In article <28292@pasteur.Berkeley.EDU> jbuck@galileo.berkeley.edu (Joe Buck) writes:
>Kenneth, this is an easy one to solve.  You should be liberal because
>people sometimes screw up, but in a case like the above, either the
>address is standard (so the receiver is in error) or the address is
>non-standard (so the sender is in error).

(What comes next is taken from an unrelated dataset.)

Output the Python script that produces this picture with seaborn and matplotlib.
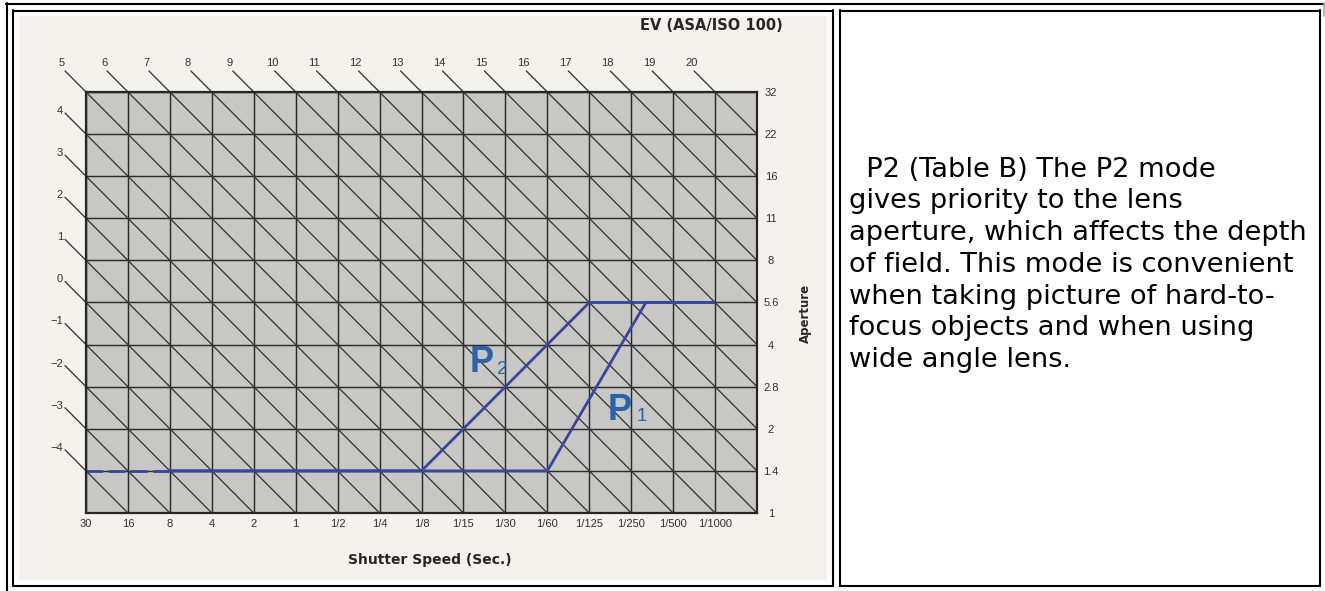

Or maybe the meaning is undefined, RFC822 is unfortunately not binary. I have a
server which receives requests via mail. I have some sites sending me mail
with two 'From:' fields, as in 'From: Joe@ABC' followed by 'From: Joe@XYZ'
where ABC and XYZ "look" like variations on the same host name to a human
being. My server likes to know who sent the command, so it refuses to process
such messages. The senders complain that their fields are syntactically correct
(which is true, each of the 2 fields is ok), that RFC822 doesn't say you
can't have more than one (which is also true, although it doesn't define the
meaning of that), and that the 2 addresses should point to the same mailbox, I
should just stop being fussy and accept the command, sending the reply to both
addresses. I refuse to do that on the basis that it's not my problem but
theirs, and that if RFC822 intended to allow multiple originating addresses
they would not have disallowed multiple mailbox specifications in the 'From:'
field (when no 'Sender:' is present).

It's no big deal, I just wanted to show that the case is not always as clear
as you said it is...

  Eric